R-TYPE di @Luca
Abiusi
È abitudine
di riferirsi ad
R-Type un po’ sempre quando viene tirato in mezzo lo shooter
giapponese orizzontale ad armamento indipendente dove sull’estremità di capsule
R-9 sia applicato un pod magnetico capace di assorbire i colpi avversari e
all’occorrenza di sganciarsi, per attaccare in fase diretta i nemici e mandare a
frantoio le stazioni dei missili intelligenti.
Graficamente è allavanguardia, per i tempi, R-Type; propone effetti
bidimensionali di spessore oltre che un gameplay malsano che definiremmo eccelso, che
può essere
cattivo solo in superficie e che esercita il meglio nel progredire dei livelli
dispensando arte nell’ottimo sistema di iperpotenziamento della nave spaziale. Il
virtuosismo grafico è del design dei mostri. Dettagliati e impressionanti all’atto
dell’animazione, questi organismi sono sontuosi, determinano la fantascienza innovativa
della Irem: un cuore gigante espelle serpenti dai ventricoli, un clone gigante di
Alien smuove la coda come una frusta, una astronave gigante si trasforma in livello
semovente sparando razzi da ogni pertugio.
La guerra interstellare che R-Type simula
a video deve rivendicare i canoni dello sparatutto bidimensionale di quel periodo; pur
senza scadere nella banalizzazione, il graduale citazionismo grafico verso
Nemesis
o lo stesso Delta è palese. Ora, che il
Delta di Stavros Fasoulas non
avesse in effetti alcun pod rotante, essendo la nave stessa a ruotare, e che la
fantascienza di Gradius si distanziasse abbastanza
da R-Type è fuori
discussione. Tuttavia la opera Irem sa come e dove attingere, in piccole dosi, muovendosi
in contemplazione, ostentando continue le intuizioni sul level design
dello sparatutto orizzontale dinamico, concedendosi il lusso di metaforizzare sullo shooter
nipponico come parallelo di una sottocultura social-belligerante che ripiega le
frustrazioni del dopoguerra nella narrativa spaziale di genere.
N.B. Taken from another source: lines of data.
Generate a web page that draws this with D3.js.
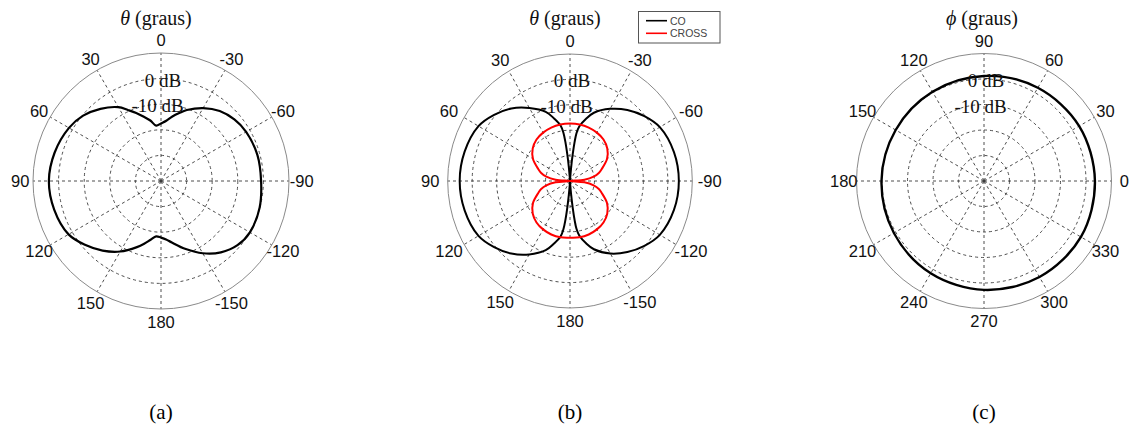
<!DOCTYPE html>
<html>
<head>
<meta charset="utf-8">
<script src="https://cdn.jsdelivr.net/npm/d3@7"></script>
<style>
  body { margin: 0; background: #fff; }
  svg { display: block; }
</style>
</head>
<body>
<svg id="fig" width="1134" height="434"></svg>
<script>
// ---------------- data ----------------
// (a) theta cut, co-polar gain in dB (theta in degrees, 0 at top, positive to the left)
const thetaA = [0, 5, 10, 15, 20, 25, 30, 40, 50, 60, 75, 90, 105, 120, 130, 140, 150, 160, 165, 170, 175, 180,
                -175, -170, -160, -150, -140, -130, -120, -105, -90, -75, -60, -50, -40, -30, -20, -15, -10, -5];
const coA    = [-17.5, -18.3, -16.0, -14.0, -11.7, -9.4, -6.7, -3.2, -0.3, 1.5, 3.0, 3.8, 3.2, 1.7, -1.2, -4.5, -8.2, -12.5, -14.6, -16.7, -18.3, -17.9,
                -17.1, -15.6, -11.7, -7.4, -3.6, -1.0, 0.1, -0.1, -0.9, -1.0, -1.6, -2.6, -4.3, -7.1, -10.5, -12.5, -14.4, -16.4];

// (b) theta cut, co-polar and cross-polar gain in dB
const thetaBco = [0, 4, 5, 6, 7, 8, 10, 15, 20, 30, 40, 50, 60, 75, 90, 105, 120, 130, 140, 150, 160, 165, 170, 172, 173, 174, 175, 176, 180,
                  -176, -175, -174, -173, -172, -170, -165, -160, -150, -140, -130, -120, -105, -90, -75, -60, -50, -40, -30, -20, -15, -10, -8, -7, -6, -5, -4];
const coB      = [-40, -38.4, -34.5, -29.5, -24.5, -21.0, -17.8, -14.4, -11.0, -6.8, -2.7, 0.5, 3.2, 4.6, 5.1, 4.6, 3.2, 0.5, -2.7, -6.6, -11.0, -14.4, -17.8, -21.0, -24.5, -29.5, -34.5, -38.4, -40,
                  -38.4, -34.5, -29.5, -24.5, -21.0, -18.2, -14.6, -11.4, -7.0, -3.5, -0.3, 2.4, 4.0, 4.5, 4.0, 2.4, -0.3, -3.5, -7.2, -11.4, -14.6, -18.2, -21.0, -24.5, -29.5, -34.5, -38.4];
const thetaBx  = [0, 10, 20, 30, 40, 50, 60, 70, 75, 80, 85, 90, 95, 100, 105, 110, 120, 130, 140, 150, 160, 170, 180,
                  -170, -160, -150, -140, -130, -120, -110, -105, -100, -95, -90, -85, -80, -75, -70, -60, -50, -40, -30, -20, -10];
const crossB   = [-17.4, -17.4, -17.6, -18.0, -18.7, -20.1, -22.5, -26.2, -27.8, -30.2, -34.1, -40, -34.1, -30.2, -27.8, -26.2, -22.5, -20.1, -18.7, -18.0, -17.6, -17.5, -17.7,
                  -17.5, -17.6, -18.0, -18.7, -20.1, -22.5, -26.2, -27.8, -30.2, -34.1, -40, -34.1, -30.2, -27.8, -26.2, -22.5, -20.1, -18.7, -18.0, -17.6, -17.4];

// (c) phi cut, co-polar gain in dB (phi in degrees, 0 at right, counter-clockwise)
const phiC = [0, 30, 60, 90, 120, 150, 180, 210, 240, 270, 300, 330];
const coC  = [3.5, 3.1, 2.2, 1.2, 0.4, 0.0, 0.2, 0.8, 1.8, 2.7, 3.5, 3.9];

// axes
const dbDomain      = [-40, 10];
const ringDb        = [-30, -20, -10, 0];
const ringLabels    = [{db: 0, text: "0 dB", dx: 2}, {db: -10, text: "-10 dB", dx: -3.5}];
const spokeAngles   = [0, 30, 60, 90, 120, 150, 180, 210, 240, 270, 300, 330];
const thetaTickText = ["0", "30", "60", "90", "120", "150", "180", "-150", "-120", "-90", "-60", "-30"];
const phiTickText   = ["0", "30", "60", "90", "120", "150", "180", "210", "240", "270", "300", "330"];
const legendNames   = ["CO", "CROSS"];
const captions      = ["(a)", "(b)", "(c)"];

// ---------------- drawing ----------------
const svg = d3.select("#fig");
const SANS = "'Liberation Sans', Arial, sans-serif";
const SERIF = "'Liberation Serif', 'Times New Roman', serif";
const rad = d => d * Math.PI / 180;

const panels = [
  { cx: 161, cy: 181, R: 128, kx: 1.0, zero: 90, sym: "\u03b8", titleX: 156, ticks: thetaTickText,
    series: [{ ang: thetaA, db: coA, color: "#000", w: 2.2 }], caption: captions[0] },
  { cx: 570, cy: 181, R: 127, kx: 0.963, zero: 90, sym: "\u03b8", titleX: 565, ticks: thetaTickText,
    series: [{ ang: thetaBco, db: coB, color: "#000", w: 2.0 }, { ang: thetaBx, db: crossB, color: "#ff0000", w: 2.0 }],
    caption: captions[1], legend: true },
  { cx: 984, cy: 181, R: 127.5, kx: 1.0, zero: 0, sym: "\u03d5", titleX: 982, ticks: phiTickText,
    series: [{ ang: phiC, db: coC, color: "#000", w: 2.4 }], caption: captions[2] }
];

panels.forEach(p => {
  const g = svg.append("g");
  const r = d3.scaleLinear().domain(dbDomain).range([0, p.R]).clamp(true);
  const screen = a => rad(p.zero + a);
  const px = (a, db) => p.cx + p.kx * r(db) * Math.cos(screen(a));
  const py = (a, db) => p.cy - r(db) * Math.sin(screen(a));

  // dashed rings
  g.selectAll("ellipse.ring").data(ringDb).join("ellipse")
    .attr("cx", p.cx).attr("cy", p.cy)
    .attr("rx", d => p.kx * r(d)).attr("ry", d => r(d))
    .attr("fill", "none").attr("stroke", "#3a3a3a").attr("stroke-width", 0.9)
    .attr("stroke-dasharray", "3,3");

  // dashed spokes
  g.selectAll("line.spoke").data(spokeAngles).join("line")
    .attr("x1", p.cx).attr("y1", p.cy)
    .attr("x2", d => px(d, dbDomain[1])).attr("y2", d => py(d, dbDomain[1]))
    .attr("stroke", "#3a3a3a").attr("stroke-width", 0.9).attr("stroke-dasharray", "3,3");

  // outer boundary
  g.append("ellipse").attr("cx", p.cx).attr("cy", p.cy)
    .attr("rx", p.kx * r(dbDomain[1])).attr("ry", r(dbDomain[1]))
    .attr("fill", "none").attr("stroke", "#8a8a8a").attr("stroke-width", 1);

  // angle tick labels
  const rl = 1.1 * p.R;
  g.selectAll("text.tick").data(spokeAngles).join("text")
    .attr("x", d => p.cx + rl * Math.cos(screen(d)))
    .attr("y", d => p.cy - rl * Math.sin(screen(d)))
    .attr("text-anchor", "middle").attr("dominant-baseline", "central")
    .attr("font-family", SANS).attr("font-size", 16.5).attr("fill", "#111")
    .text((d, i) => p.ticks[i]);

  // patterns
  p.series.forEach(s => {
    const pts = s.ang.map((a, i) => [px(a, s.db[i]), py(a, s.db[i])]);
    g.append("path")
      .attr("d", d3.line().curve(d3.curveCatmullRomClosed.alpha(0.5))(pts))
      .attr("fill", "none").attr("stroke", s.color).attr("stroke-width", s.w)
      .attr("stroke-linejoin", "round");
  });

  // ring labels
  g.selectAll("text.ringlab").data(ringLabels).join("text")
    .attr("x", d => p.cx + d.dx)
    .attr("y", d => p.cy - r(d.db) + 1.5)
    .attr("text-anchor", "middle").attr("dominant-baseline", "central")
    .attr("font-family", SERIF).attr("font-size", 19).attr("fill", "#111")
    .text(d => d.text);

  // title
  const t = g.append("text").attr("x", p.titleX).attr("y", 18)
    .attr("text-anchor", "middle").attr("dominant-baseline", "central")
    .attr("font-family", SERIF).attr("font-size", 20).attr("fill", "#111");
  t.append("tspan").attr("font-style", "italic").text(p.sym);
  t.append("tspan").text(" (graus)");

  // caption
  g.append("text").attr("x", p.cx).attr("y", 412)
    .attr("text-anchor", "middle").attr("dominant-baseline", "central")
    .attr("font-family", SERIF).attr("font-size", 21).attr("fill", "#000")
    .text(p.caption);

  // legend
  if (p.legend) {
    const lg = g.append("g");
    lg.append("rect").attr("x", 638.5).attr("y", 11.5).attr("width", 81.5).attr("height", 31.5)
      .attr("fill", "#fff").attr("stroke", "#555").attr("stroke-width", 1);
    p.series.forEach((s, i) => {
      const yy = 20.7 + i * 12.6;
      lg.append("line").attr("x1", 646).attr("x2", 667).attr("y1", yy).attr("y2", yy)
        .attr("stroke", s.color).attr("stroke-width", 1.6);
      lg.append("text").attr("x", 670).attr("y", yy).attr("dominant-baseline", "central")
        .attr("font-family", SANS).attr("font-size", 10.5).attr("fill", "#444")
        .text(legendNames[i]);
    });
  }
});
</script>
</body>
</html>
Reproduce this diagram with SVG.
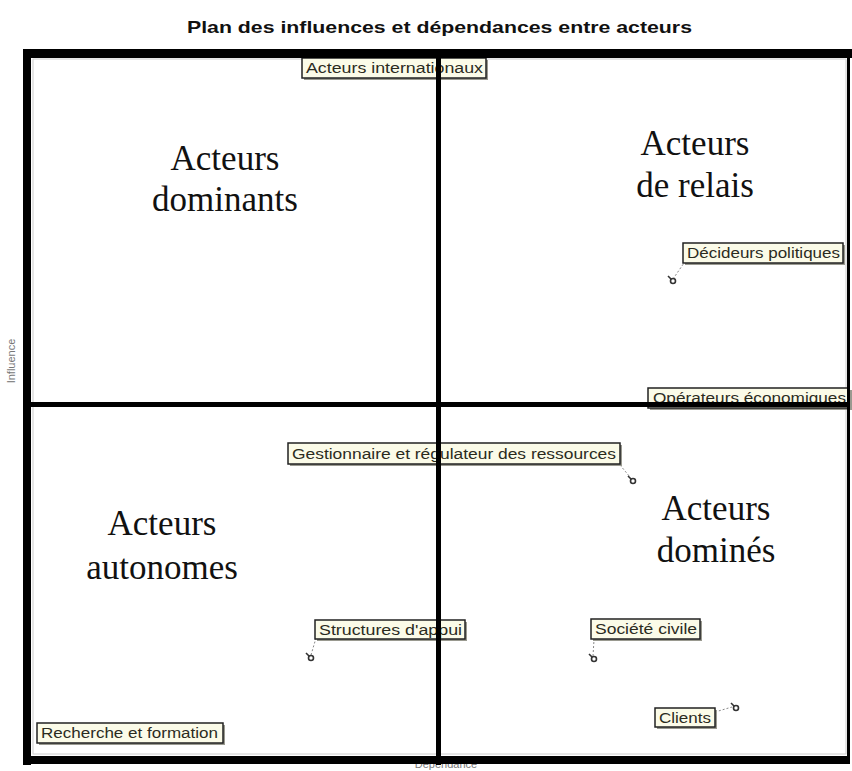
<svg xmlns="http://www.w3.org/2000/svg" width="852" height="771" viewBox="0 0 852 771">
<style>
.title{font-family:"Liberation Sans",Arial,sans-serif;font-weight:bold;font-size:17px;fill:#111}
.big{font-family:"Liberation Serif","Times New Roman",serif;font-size:35px;fill:#111;text-anchor:middle}
.axis{font-family:"Liberation Sans",Arial,sans-serif;font-size:11px;fill:#777}
.lbl rect.box{fill:#fbfbe8;stroke:#222;stroke-width:1.5}
.lbl rect.sh{fill:#9a9a90}
.lbl text{font-family:"Liberation Sans",Arial,sans-serif;font-size:14px;fill:#2b2b1e}
.lead{stroke:#888;stroke-width:1;stroke-dasharray:2 2;fill:none}
.mk circle{fill:none;stroke:#333;stroke-width:1.6}
.mk line{stroke:#333;stroke-width:1.6}
.thick{fill:#000}
</style>
<rect width="852" height="771" fill="#fff"/>
<text class="title" x="187" y="33" textLength="505" lengthAdjust="spacingAndGlyphs">Plan des influences et dépendances entre acteurs</text>
<rect x="33" y="59" width="813" height="695" fill="none" stroke="#ccc" stroke-width="1"/>
<text class="axis" transform="translate(15,361) rotate(-90)" text-anchor="middle">Influence</text>
<text class="axis" x="446" y="768" text-anchor="middle" font-size="12">Dépendance</text>

<g id="q-dominants"><text class="big" x="225" y="170">Acteurs</text><text class="big" x="225" y="211">dominants</text></g>
<g id="q-relais"><text class="big" x="695" y="155">Acteurs</text><text class="big" x="695" y="197">de relais</text></g>
<g id="q-autonomes"><text class="big" x="162" y="535">Acteurs</text><text class="big" x="162" y="579">autonomes</text></g>
<g id="q-domines"><text class="big" x="716" y="520">Acteurs</text><text class="big" x="716" y="562">dominés</text></g>

<g id="connectors">
<line class="lead" x1="673" y1="279" x2="684" y2="263"/>
<line class="lead" x1="620" y1="465" x2="630" y2="477"/>
<line class="lead" x1="311" y1="655" x2="316" y2="638"/>
<line class="lead" x1="593" y1="656" x2="594" y2="640"/>
<line class="lead" x1="715" y1="712" x2="732" y2="707"/>
</g>

<g id="n-internationaux" class="lbl"><rect class="sh" x="304" y="60" width="184" height="20"/><rect class="box" x="302" y="58" width="184" height="20"/><text x="306" y="73" textLength="177" lengthAdjust="spacingAndGlyphs">Acteurs internationaux</text></g>
<g id="n-decideurs" class="lbl"><rect class="sh" x="685" y="245" width="160" height="20"/><rect class="box" x="683" y="243" width="160" height="20"/><text x="687" y="258" textLength="153" lengthAdjust="spacingAndGlyphs">Décideurs politiques</text><g class="mk"><circle cx="673" cy="281" r="2.5"/><line x1="671" y1="279" x2="668" y2="276"/></g></g>
<g id="n-operateurs" class="lbl"><rect class="sh" x="650" y="390" width="202" height="20"/><rect class="box" x="648" y="388" width="201" height="20"/><text x="653" y="403" textLength="193" lengthAdjust="spacingAndGlyphs">Opérateurs économiques</text></g>
<g id="n-gestionnaire" class="lbl"><rect class="sh" x="290" y="445" width="332" height="21"/><rect class="box" x="288" y="443" width="332" height="21"/><text x="292" y="459" textLength="324" lengthAdjust="spacingAndGlyphs">Gestionnaire et régulateur des ressources</text><g class="mk"><circle cx="633" cy="481" r="2.5"/><line x1="631" y1="479" x2="628" y2="476"/></g></g>
<g id="n-structures" class="lbl"><rect class="sh" x="317" y="622" width="150" height="19"/><rect class="box" x="315" y="620" width="150" height="19"/><text x="319" y="635" textLength="143" lengthAdjust="spacingAndGlyphs">Structures d'appui</text><g class="mk"><circle cx="311" cy="658" r="2.5"/><line x1="309" y1="656" x2="306" y2="653"/></g></g>
<g id="n-societe" class="lbl"><rect class="sh" x="593" y="621" width="109" height="20"/><rect class="box" x="591" y="619" width="109" height="20"/><text x="595" y="634" textLength="102" lengthAdjust="spacingAndGlyphs">Société civile</text><g class="mk"><circle cx="594" cy="659" r="2.5"/><line x1="592" y1="657" x2="589" y2="654"/></g></g>
<g id="n-clients" class="lbl"><rect class="sh" x="657" y="710" width="60" height="19"/><rect class="box" x="655" y="708" width="60" height="19"/><text x="659" y="723" textLength="52" lengthAdjust="spacingAndGlyphs">Clients</text><g class="mk"><circle cx="736" cy="708" r="2.5"/><line x1="734" y1="706" x2="731" y2="703"/></g></g>
<g id="n-recherche" class="lbl"><rect class="sh" x="39" y="725" width="186" height="20"/><rect class="box" x="37" y="723" width="186" height="20"/><text x="41" y="738" textLength="177" lengthAdjust="spacingAndGlyphs">Recherche et formation</text></g>

<g id="frame">
<rect class="thick" x="23" y="49" width="829" height="9"/>
<rect class="thick" x="23" y="49" width="8" height="716"/>
<rect class="thick" x="23" y="756" width="827" height="8"/>
<rect class="thick" x="847" y="49" width="3" height="715"/>
<rect class="thick" x="436" y="49" width="5" height="716"/>
<rect class="thick" x="23" y="402" width="827" height="5"/>
</g>
</svg>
Nello stesso anno la nuova
console della Nec, il PC Engine, avrebbe esportato il concetto di sparo
iremiano
a mezzo di una conversione indimenticabile.
Realisticamente, arrischiare il gettone allo
sparante della Irem vuol dire anche avvicinare l’impresa. Le meccaniche, le
dinamiche, i principi di spostamento e la resistenza nemica realizzano quel
concentrato di assolutismo progressivo (e progressista) di schermi
sistemici, embrionali, dove il prototipo
di videogioco arcade anni ’80 ricade nella ridondanza della visione
accademica per incidere solo marginalmente sulla variabile della
sopravvivenza. Malgrado rudimentale, per
quanto scolastico, lo shooter della Irem reclama quadro su quadro una sua
dignità infrastrutturale in richiamo al videogioco classico per affermazione, definizione
delle caratteristiche fondamentali dell’upgrade; la rivoluzione satellitare del
marchingegno anteriore simboleggia, ancora, una intera generazione di videogiochi hardcore
imponendosi alle comunità contemporanee come impulso elettronico che richiami al Trionfo
Della Volontà del Giappone che vuole sparare. Il Giappone migliore. Ci
si esprime in favore di un tipo di
gameplay potenzialmente oggettivo, ma che pur nel suo rigido microcosmo
arcade deleghi al giocatore stesso la facoltà di scoprire la via di
traversamento delle zone più aspre di un qualche livello, del sesto livello,
e nel puro esercizio di aggiramento del pattern. Assai difficile in situazioni
di scarsezza di arsenali, poiché se si perdono pod e armi aggiuntive si può anche dire
addio alla baracca volante, R-Type uccide. Vi è da dire che grazie all’adattamento postumo per
PlayStation (R-Types)
verrà introdotto un sistema di salvataggio della posizione proprio per facilitare
l’esistenza dei manovranti più in erba.